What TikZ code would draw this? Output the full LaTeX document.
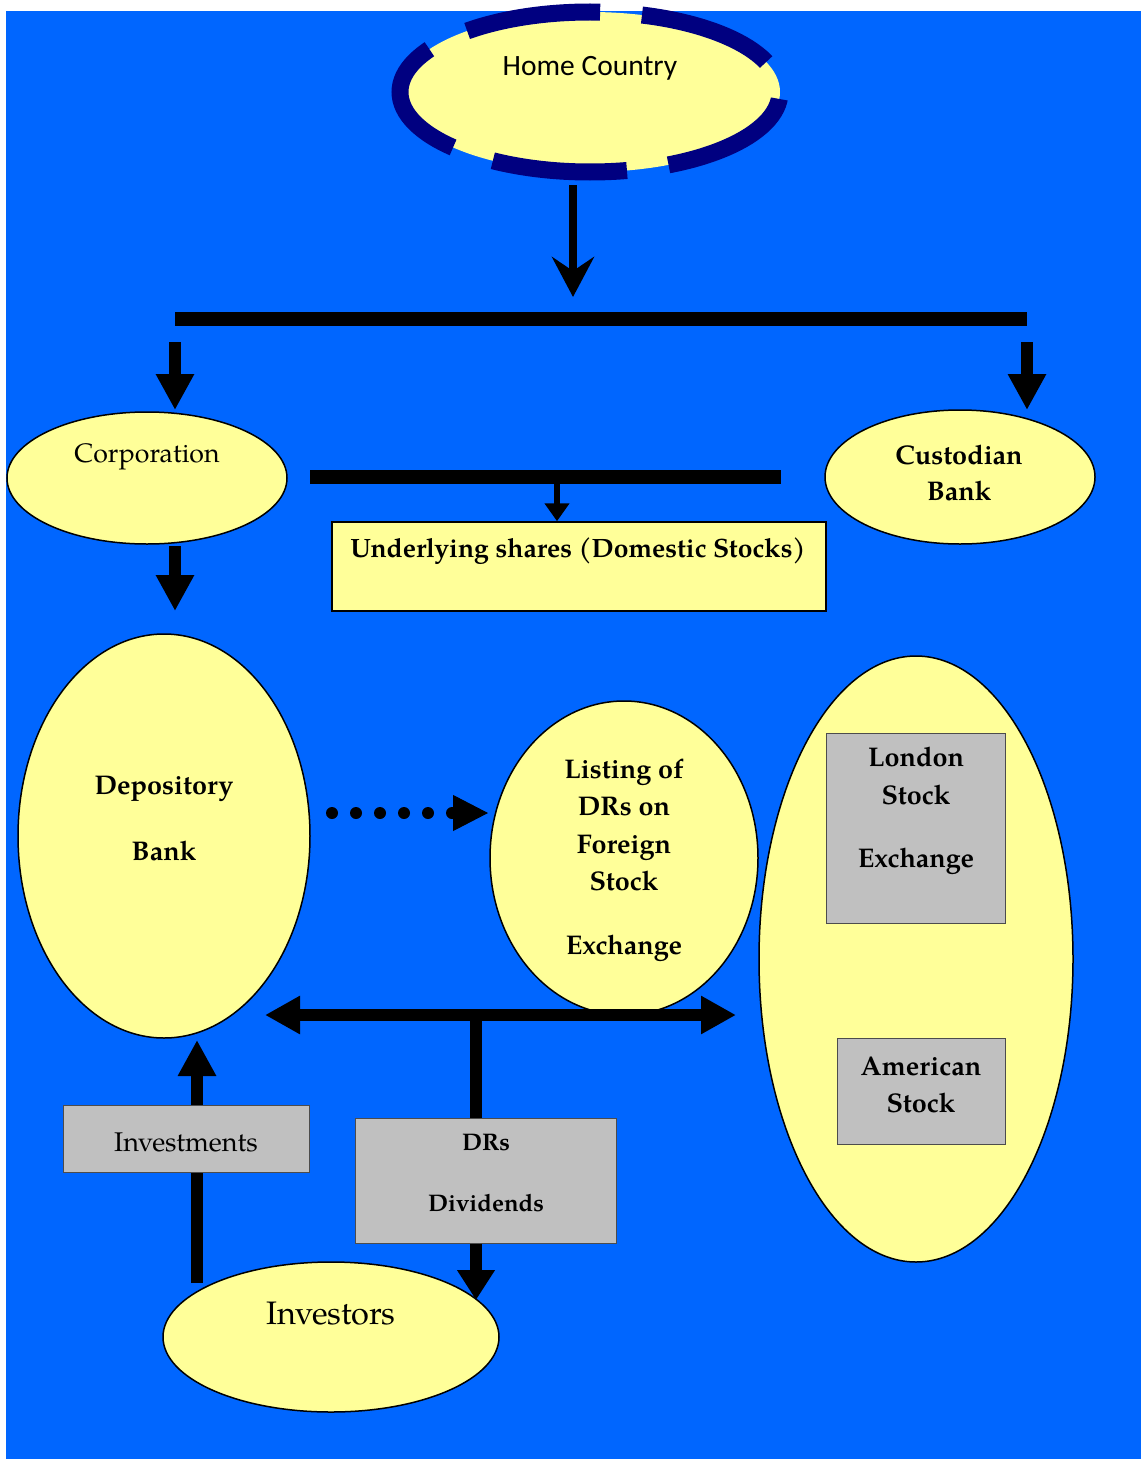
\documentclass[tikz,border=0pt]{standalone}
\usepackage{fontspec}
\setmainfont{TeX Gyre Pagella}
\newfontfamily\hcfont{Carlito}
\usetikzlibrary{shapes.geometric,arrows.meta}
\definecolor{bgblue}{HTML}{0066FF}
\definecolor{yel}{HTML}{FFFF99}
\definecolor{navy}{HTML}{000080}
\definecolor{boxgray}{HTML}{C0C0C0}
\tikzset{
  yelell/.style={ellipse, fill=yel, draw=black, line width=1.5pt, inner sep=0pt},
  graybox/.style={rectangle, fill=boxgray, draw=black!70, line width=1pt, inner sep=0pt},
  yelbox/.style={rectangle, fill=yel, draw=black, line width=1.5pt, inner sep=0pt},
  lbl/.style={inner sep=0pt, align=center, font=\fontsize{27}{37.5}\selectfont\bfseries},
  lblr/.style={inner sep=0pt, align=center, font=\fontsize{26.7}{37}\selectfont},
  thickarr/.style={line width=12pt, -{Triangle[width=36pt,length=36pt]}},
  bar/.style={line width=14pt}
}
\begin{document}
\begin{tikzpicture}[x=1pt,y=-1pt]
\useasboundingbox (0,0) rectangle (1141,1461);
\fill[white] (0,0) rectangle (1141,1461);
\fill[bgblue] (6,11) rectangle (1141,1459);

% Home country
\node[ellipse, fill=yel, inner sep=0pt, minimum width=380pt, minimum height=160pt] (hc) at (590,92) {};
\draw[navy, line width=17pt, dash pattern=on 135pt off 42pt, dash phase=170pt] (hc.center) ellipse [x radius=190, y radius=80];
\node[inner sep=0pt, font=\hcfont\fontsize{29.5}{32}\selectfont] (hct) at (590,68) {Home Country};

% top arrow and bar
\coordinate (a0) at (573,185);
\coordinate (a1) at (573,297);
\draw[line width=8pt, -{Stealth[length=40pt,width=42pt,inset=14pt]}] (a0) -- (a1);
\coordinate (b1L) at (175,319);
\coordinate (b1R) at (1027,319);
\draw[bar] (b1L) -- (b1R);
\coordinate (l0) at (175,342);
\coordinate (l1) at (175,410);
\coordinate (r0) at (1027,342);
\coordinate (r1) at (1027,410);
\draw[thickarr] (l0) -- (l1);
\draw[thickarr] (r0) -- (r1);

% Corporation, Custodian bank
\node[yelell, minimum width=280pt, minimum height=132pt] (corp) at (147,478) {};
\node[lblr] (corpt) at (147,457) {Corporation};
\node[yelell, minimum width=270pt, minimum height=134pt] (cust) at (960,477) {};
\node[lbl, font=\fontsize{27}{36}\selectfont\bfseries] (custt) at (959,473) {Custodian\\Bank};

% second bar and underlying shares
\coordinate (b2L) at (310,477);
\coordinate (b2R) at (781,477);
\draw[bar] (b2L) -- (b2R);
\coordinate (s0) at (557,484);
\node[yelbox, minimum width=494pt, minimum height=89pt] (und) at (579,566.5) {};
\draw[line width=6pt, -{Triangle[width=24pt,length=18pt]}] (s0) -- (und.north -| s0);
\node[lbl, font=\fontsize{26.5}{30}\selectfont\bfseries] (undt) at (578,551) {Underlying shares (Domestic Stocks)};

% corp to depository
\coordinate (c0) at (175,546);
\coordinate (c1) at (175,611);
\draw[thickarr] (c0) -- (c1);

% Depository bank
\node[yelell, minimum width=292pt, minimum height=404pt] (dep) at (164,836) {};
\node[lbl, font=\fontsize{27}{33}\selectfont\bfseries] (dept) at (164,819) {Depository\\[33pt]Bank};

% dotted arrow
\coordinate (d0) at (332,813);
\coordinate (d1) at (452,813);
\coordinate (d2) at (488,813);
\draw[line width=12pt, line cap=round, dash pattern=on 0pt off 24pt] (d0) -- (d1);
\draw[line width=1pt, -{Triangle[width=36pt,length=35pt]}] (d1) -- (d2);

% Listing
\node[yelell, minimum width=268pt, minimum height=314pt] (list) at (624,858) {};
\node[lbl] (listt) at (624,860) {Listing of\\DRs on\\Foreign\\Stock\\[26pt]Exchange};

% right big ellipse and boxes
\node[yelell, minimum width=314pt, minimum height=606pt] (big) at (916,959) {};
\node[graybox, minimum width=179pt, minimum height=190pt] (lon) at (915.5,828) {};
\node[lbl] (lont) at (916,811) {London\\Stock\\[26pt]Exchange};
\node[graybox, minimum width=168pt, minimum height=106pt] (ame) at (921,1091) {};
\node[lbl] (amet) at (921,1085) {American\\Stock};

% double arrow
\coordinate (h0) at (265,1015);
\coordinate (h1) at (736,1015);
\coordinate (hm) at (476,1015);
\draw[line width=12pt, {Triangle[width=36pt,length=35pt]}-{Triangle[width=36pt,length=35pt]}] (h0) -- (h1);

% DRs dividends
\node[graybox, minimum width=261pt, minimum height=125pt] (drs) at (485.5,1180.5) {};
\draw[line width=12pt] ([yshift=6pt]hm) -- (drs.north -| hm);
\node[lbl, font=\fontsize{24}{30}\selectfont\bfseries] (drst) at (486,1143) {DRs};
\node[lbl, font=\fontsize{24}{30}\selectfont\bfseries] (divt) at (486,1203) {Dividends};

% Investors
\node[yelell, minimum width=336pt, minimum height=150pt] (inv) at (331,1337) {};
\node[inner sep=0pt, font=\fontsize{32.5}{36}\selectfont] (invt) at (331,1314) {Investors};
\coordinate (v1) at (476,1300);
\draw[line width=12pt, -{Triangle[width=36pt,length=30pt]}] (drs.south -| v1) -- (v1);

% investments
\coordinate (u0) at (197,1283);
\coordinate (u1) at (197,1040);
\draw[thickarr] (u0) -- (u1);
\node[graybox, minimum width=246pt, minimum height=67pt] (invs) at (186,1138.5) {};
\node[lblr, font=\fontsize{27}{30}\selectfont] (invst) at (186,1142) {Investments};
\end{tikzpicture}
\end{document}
────────────────────
* _Exercise_
Return the material word for word. Pictures are not part of the copy.

* _Task output_
What TikZ code would draw this? Output the full LaTeX document.
\documentclass[tikz,border=0pt]{standalone}
\usepackage{fontspec}
\setmainfont{TeX Gyre Pagella}
\newfontfamily\hcfont{Carlito}
\usetikzlibrary{shapes.geometric,arrows.meta}
\definecolor{bgblue}{HTML}{0066FF}
\definecolor{yel}{HTML}{FFFF99}
\definecolor{navy}{HTML}{000080}
\definecolor{boxgray}{HTML}{C0C0C0}
\tikzset{
  yelell/.style={ellipse, fill=yel, draw=black, line width=1.5pt, inner sep=0pt},
  graybox/.style={rectangle, fill=boxgray, draw=black!70, line width=1pt, inner sep=0pt},
  yelbox/.style={rectangle, fill=yel, draw=black, line width=1.5pt, inner sep=0pt},
  lbl/.style={inner sep=0pt, align=center, font=\fontsize{27}{37.5}\selectfont\bfseries},
  lblr/.style={inner sep=0pt, align=center, font=\fontsize{26.7}{37}\selectfont},
  thickarr/.style={line width=12pt, -{Triangle[width=36pt,length=36pt]}},
  bar/.style={line width=14pt}
}
\begin{document}
\begin{tikzpicture}[x=1pt,y=-1pt]
\useasboundingbox (0,0) rectangle (1141,1461);
\fill[white] (0,0) rectangle (1141,1461);
\fill[bgblue] (6,11) rectangle (1141,1459);

% Home country
\node[ellipse, fill=yel, inner sep=0pt, minimum width=380pt, minimum height=160pt] (hc) at (590,92) {};
\draw[navy, line width=17pt, dash pattern=on 135pt off 42pt, dash phase=170pt] (hc.center) ellipse [x radius=190, y radius=80];
\node[inner sep=0pt, font=\hcfont\fontsize{29.5}{32}\selectfont] (hct) at (590,68) {Home Country};

% top arrow and bar
\coordinate (a0) at (573,185);
\coordinate (a1) at (573,297);
\draw[line width=8pt, -{Stealth[length=40pt,width=42pt,inset=14pt]}] (a0) -- (a1);
\coordinate (b1L) at (175,319);
\coordinate (b1R) at (1027,319);
\draw[bar] (b1L) -- (b1R);
\coordinate (l0) at (175,342);
\coordinate (l1) at (175,410);
\coordinate (r0) at (1027,342);
\coordinate (r1) at (1027,410);
\draw[thickarr] (l0) -- (l1);
\draw[thickarr] (r0) -- (r1);

% Corporation, Custodian bank
\node[yelell, minimum width=280pt, minimum height=132pt] (corp) at (147,478) {};
\node[lblr] (corpt) at (147,457) {Corporation};
\node[yelell, minimum width=270pt, minimum height=134pt] (cust) at (960,477) {};
\node[lbl, font=\fontsize{27}{36}\selectfont\bfseries] (custt) at (959,473) {Custodian\\Bank};

% second bar and underlying shares
\coordinate (b2L) at (310,477);
\coordinate (b2R) at (781,477);
\draw[bar] (b2L) -- (b2R);
\coordinate (s0) at (557,484);
\node[yelbox, minimum width=494pt, minimum height=89pt] (und) at (579,566.5) {};
\draw[line width=6pt, -{Triangle[width=24pt,length=18pt]}] (s0) -- (und.north -| s0);
\node[lbl, font=\fontsize{26.5}{30}\selectfont\bfseries] (undt) at (578,551) {Underlying shares (Domestic Stocks)};

% corp to depository
\coordinate (c0) at (175,546);
\coordinate (c1) at (175,611);
\draw[thickarr] (c0) -- (c1);

% Depository bank
\node[yelell, minimum width=292pt, minimum height=404pt] (dep) at (164,836) {};
\node[lbl, font=\fontsize{27}{33}\selectfont\bfseries] (dept) at (164,819) {Depository\\[33pt]Bank};

% dotted arrow
\coordinate (d0) at (332,813);
\coordinate (d1) at (452,813);
\coordinate (d2) at (488,813);
\draw[line width=12pt, line cap=round, dash pattern=on 0pt off 24pt] (d0) -- (d1);
\draw[line width=1pt, -{Triangle[width=36pt,length=35pt]}] (d1) -- (d2);

% Listing
\node[yelell, minimum width=268pt, minimum height=314pt] (list) at (624,858) {};
\node[lbl] (listt) at (624,860) {Listing of\\DRs on\\Foreign\\Stock\\[26pt]Exchange};

% right big ellipse and boxes
\node[yelell, minimum width=314pt, minimum height=606pt] (big) at (916,959) {};
\node[graybox, minimum width=179pt, minimum height=190pt] (lon) at (915.5,828) {};
\node[lbl] (lont) at (916,811) {London\\Stock\\[26pt]Exchange};
\node[graybox, minimum width=168pt, minimum height=106pt] (ame) at (921,1091) {};
\node[lbl] (amet) at (921,1085) {American\\Stock};

% double arrow
\coordinate (h0) at (265,1015);
\coordinate (h1) at (736,1015);
\coordinate (hm) at (476,1015);
\draw[line width=12pt, {Triangle[width=36pt,length=35pt]}-{Triangle[width=36pt,length=35pt]}] (h0) -- (h1);

% DRs dividends
\node[graybox, minimum width=261pt, minimum height=125pt] (drs) at (485.5,1180.5) {};
\draw[line width=12pt] ([yshift=6pt]hm) -- (drs.north -| hm);
\node[lbl, font=\fontsize{24}{30}\selectfont\bfseries] (drst) at (486,1143) {DRs};
\node[lbl, font=\fontsize{24}{30}\selectfont\bfseries] (divt) at (486,1203) {Dividends};

% Investors
\node[yelell, minimum width=336pt, minimum height=150pt] (inv) at (331,1337) {};
\node[inner sep=0pt, font=\fontsize{32.5}{36}\selectfont] (invt) at (331,1314) {Investors};
\coordinate (v1) at (476,1300);
\draw[line width=12pt, -{Triangle[width=36pt,length=30pt]}] (drs.south -| v1) -- (v1);

% investments
\coordinate (u0) at (197,1283);
\coordinate (u1) at (197,1040);
\draw[thickarr] (u0) -- (u1);
\node[graybox, minimum width=246pt, minimum height=67pt] (invs) at (186,1138.5) {};
\node[lblr, font=\fontsize{27}{30}\selectfont] (invst) at (186,1142) {Investments};
\end{tikzpicture}
\end{document}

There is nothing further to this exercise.